[THE EXERCISE]: Repeat, exactly and in full, the lines of the listing below, but without any pictures.

[MATERIAL]:
═══

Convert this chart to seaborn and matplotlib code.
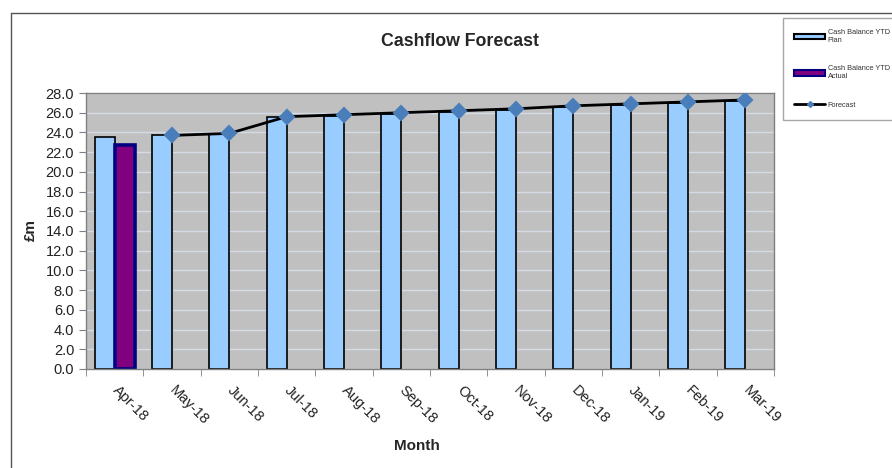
import numpy as np
import pandas as pd
import matplotlib.pyplot as plt
import seaborn as sns
from matplotlib.patches import Patch
from matplotlib.lines import Line2D
from matplotlib.ticker import FixedLocator, MultipleLocator, FormatStrFormatter

# Cash balance data (in £m)
months = ['Apr-18', 'May-18', 'Jun-18', 'Jul-18', 'Aug-18', 'Sep-18',
          'Oct-18', 'Nov-18', 'Dec-18', 'Jan-19', 'Feb-19', 'Mar-19']
plan = [23.5, 23.7, 23.8, 25.6, 25.7, 25.9, 26.1, 26.3, 26.6, 26.8, 27.0, 27.2]
actual = [22.7] + [np.nan] * 11
forecast = [np.nan, 23.7, 23.9, 25.6, 25.8, 26.0, 26.2, 26.4, 26.7, 26.9, 27.1, 27.3]

plan_name = 'Cash Balance YTD Plan'
actual_name = 'Cash Balance YTD Actual'

bars = pd.DataFrame({
    'Month': months * 2,
    'Series': [plan_name] * 12 + [actual_name] * 12,
    'Value': plan + actual,
})

sns.set_style('white')
plt.rcParams['font.family'] = ['Liberation Sans', 'DejaVu Sans']

fig = plt.figure(figsize=(8.92, 4.68), dpi=100)
ax = fig.add_axes([86 / 892, 1 - 369 / 468, 688 / 892, 276 / 468])
ax.set_facecolor('#c0c0c0')
ax.set_axisbelow(True)

sns.barplot(data=bars, x='Month', y='Value', hue='Series', order=months,
            hue_order=[plan_name, actual_name],
            palette={plan_name: '#99ccff', actual_name: '#800080'},
            saturation=1, width=0.7, gap=0, edgecolor='black', linewidth=1.2,
            errorbar=None, ax=ax)

# actual bars have a thick navy outline
for p in ax.containers[1]:
    p.set_edgecolor('#000080')
    p.set_linewidth(2.6)

sns.pointplot(x=months, y=forecast, order=months, color='black', markers='D',
              markersize=7, linewidth=2, errorbar=None, ax=ax)
for ln in ax.lines:
    if ln.get_marker() == 'D':
        ln.set_markerfacecolor('#4a7ebb')
        ln.set_markeredgecolor('#4a7ebb')
        ln.set_zorder(5)

if ax.legend_ is not None:
    ax.legend_.remove()

# axes styling
ax.set_ylim(0, 28)
ax.set_xlim(-0.5, 11.5)
ax.yaxis.set_major_locator(MultipleLocator(2))
ax.yaxis.set_major_formatter(FormatStrFormatter('%.1f'))
ax.yaxis.grid(True, color='#d5dbe6', linewidth=1)
ax.xaxis.grid(False)
for s in ax.spines.values():
    s.set_visible(True)
    s.set_color('#808080')
    s.set_linewidth(1)

ax.xaxis.set_minor_locator(FixedLocator(np.arange(-0.5, 12, 1)))
ax.tick_params(axis='x', which='major', length=0, pad=14, labelsize=10.5, labelcolor='#222222')
ax.tick_params(axis='x', which='minor', length=5, color='#808080', direction='out', bottom=True)
ax.tick_params(axis='y', length=5, color='#808080', direction='out', left=True,
               labelsize=10.5, labelcolor='#222222')
for lab in ax.get_xticklabels():
    lab.set_rotation(-45)
    lab.set_ha('left')
    lab.set_va('center')
    lab.set_rotation_mode('anchor')

ax.set_xlabel('Month', fontsize=11, fontweight='bold')
ax.set_ylabel('£m', fontsize=11, fontweight='bold')
ax.xaxis.set_label_coords(0.481, -0.252)
ax.yaxis.set_label_coords(-0.07, 0.505)

fig.text(460 / 892, 1 - 42 / 468, 'Cashflow Forecast', ha='center', va='center',
         fontsize=12.8, fontweight='bold')

# outer chart border (left and top)
fig.add_artist(Line2D([11 / 892, 11 / 892], [0, 1 - 13 / 468], color='#555555', lw=1))
fig.add_artist(Line2D([11 / 892, 1], [1 - 13 / 468, 1 - 13 / 468], color='#555555', lw=1))

handles = [
    Patch(facecolor='#99ccff', edgecolor='black', linewidth=1.5),
    Patch(facecolor='#800080', edgecolor='#000080', linewidth=1.5),
    Line2D([], [], color='black', lw=2, marker='D', markersize=3,
           markerfacecolor='#4a7ebb', markeredgecolor='#4a7ebb'),
]
labels = ['Cash Balance YTD\nPlan', 'Cash Balance YTD\nActual', 'Forecast']
leg = fig.legend(handles, labels, loc='upper left',
                 bbox_to_anchor=(783 / 892, 1 - 18 / 468), fontsize=5.3,
                 frameon=True, fancybox=False, edgecolor='#909090',
                 labelspacing=2.9, handlelength=4.2, handleheight=0.8,
                 handletextpad=0.35, borderpad=1.5, borderaxespad=0)
leg.get_frame().set_linewidth(1)
for t in leg.get_texts():
    t.set_color('#333333')

fig.savefig('out.png', dpi=100)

═══

[REPLY]:
Convert this chart to seaborn and matplotlib code.
import numpy as np
import pandas as pd
import matplotlib.pyplot as plt
import seaborn as sns
from matplotlib.patches import Patch
from matplotlib.lines import Line2D
from matplotlib.ticker import FixedLocator, MultipleLocator, FormatStrFormatter

# Cash balance data (in £m)
months = ['Apr-18', 'May-18', 'Jun-18', 'Jul-18', 'Aug-18', 'Sep-18',
          'Oct-18', 'Nov-18', 'Dec-18', 'Jan-19', 'Feb-19', 'Mar-19']
plan = [23.5, 23.7, 23.8, 25.6, 25.7, 25.9, 26.1, 26.3, 26.6, 26.8, 27.0, 27.2]
actual = [22.7] + [np.nan] * 11
forecast = [np.nan, 23.7, 23.9, 25.6, 25.8, 26.0, 26.2, 26.4, 26.7, 26.9, 27.1, 27.3]

plan_name = 'Cash Balance YTD Plan'
actual_name = 'Cash Balance YTD Actual'

bars = pd.DataFrame({
    'Month': months * 2,
    'Series': [plan_name] * 12 + [actual_name] * 12,
    'Value': plan + actual,
})

sns.set_style('white')
plt.rcParams['font.family'] = ['Liberation Sans', 'DejaVu Sans']

fig = plt.figure(figsize=(8.92, 4.68), dpi=100)
ax = fig.add_axes([86 / 892, 1 - 369 / 468, 688 / 892, 276 / 468])
ax.set_facecolor('#c0c0c0')
ax.set_axisbelow(True)

sns.barplot(data=bars, x='Month', y='Value', hue='Series', order=months,
            hue_order=[plan_name, actual_name],
            palette={plan_name: '#99ccff', actual_name: '#800080'},
            saturation=1, width=0.7, gap=0, edgecolor='black', linewidth=1.2,
            errorbar=None, ax=ax)

# actual bars have a thick navy outline
for p in ax.containers[1]:
    p.set_edgecolor('#000080')
    p.set_linewidth(2.6)

sns.pointplot(x=months, y=forecast, order=months, color='black', markers='D',
              markersize=7, linewidth=2, errorbar=None, ax=ax)
for ln in ax.lines:
    if ln.get_marker() == 'D':
        ln.set_markerfacecolor('#4a7ebb')
        ln.set_markeredgecolor('#4a7ebb')
        ln.set_zorder(5)

if ax.legend_ is not None:
    ax.legend_.remove()

# axes styling
ax.set_ylim(0, 28)
ax.set_xlim(-0.5, 11.5)
ax.yaxis.set_major_locator(MultipleLocator(2))
ax.yaxis.set_major_formatter(FormatStrFormatter('%.1f'))
ax.yaxis.grid(True, color='#d5dbe6', linewidth=1)
ax.xaxis.grid(False)
for s in ax.spines.values():
    s.set_visible(True)
    s.set_color('#808080')
    s.set_linewidth(1)

ax.xaxis.set_minor_locator(FixedLocator(np.arange(-0.5, 12, 1)))
ax.tick_params(axis='x', which='major', length=0, pad=14, labelsize=10.5, labelcolor='#222222')
ax.tick_params(axis='x', which='minor', length=5, color='#808080', direction='out', bottom=True)
ax.tick_params(axis='y', length=5, color='#808080', direction='out', left=True,
               labelsize=10.5, labelcolor='#222222')
for lab in ax.get_xticklabels():
    lab.set_rotation(-45)
    lab.set_ha('left')
    lab.set_va('center')
    lab.set_rotation_mode('anchor')

ax.set_xlabel('Month', fontsize=11, fontweight='bold')
ax.set_ylabel('£m', fontsize=11, fontweight='bold')
ax.xaxis.set_label_coords(0.481, -0.252)
ax.yaxis.set_label_coords(-0.07, 0.505)

fig.text(460 / 892, 1 - 42 / 468, 'Cashflow Forecast', ha='center', va='center',
         fontsize=12.8, fontweight='bold')

# outer chart border (left and top)
fig.add_artist(Line2D([11 / 892, 11 / 892], [0, 1 - 13 / 468], color='#555555', lw=1))
fig.add_artist(Line2D([11 / 892, 1], [1 - 13 / 468, 1 - 13 / 468], color='#555555', lw=1))

handles = [
    Patch(facecolor='#99ccff', edgecolor='black', linewidth=1.5),
    Patch(facecolor='#800080', edgecolor='#000080', linewidth=1.5),
    Line2D([], [], color='black', lw=2, marker='D', markersize=3,
           markerfacecolor='#4a7ebb', markeredgecolor='#4a7ebb'),
]
labels = ['Cash Balance YTD\nPlan', 'Cash Balance YTD\nActual', 'Forecast']
leg = fig.legend(handles, labels, loc='upper left',
                 bbox_to_anchor=(783 / 892, 1 - 18 / 468), fontsize=5.3,
                 frameon=True, fancybox=False, edgecolor='#909090',
                 labelspacing=2.9, handlelength=4.2, handleheight=0.8,
                 handletextpad=0.35, borderpad=1.5, borderaxespad=0)
leg.get_frame().set_linewidth(1)
for t in leg.get_texts():
    t.set_color('#333333')

fig.savefig('out.png', dpi=100)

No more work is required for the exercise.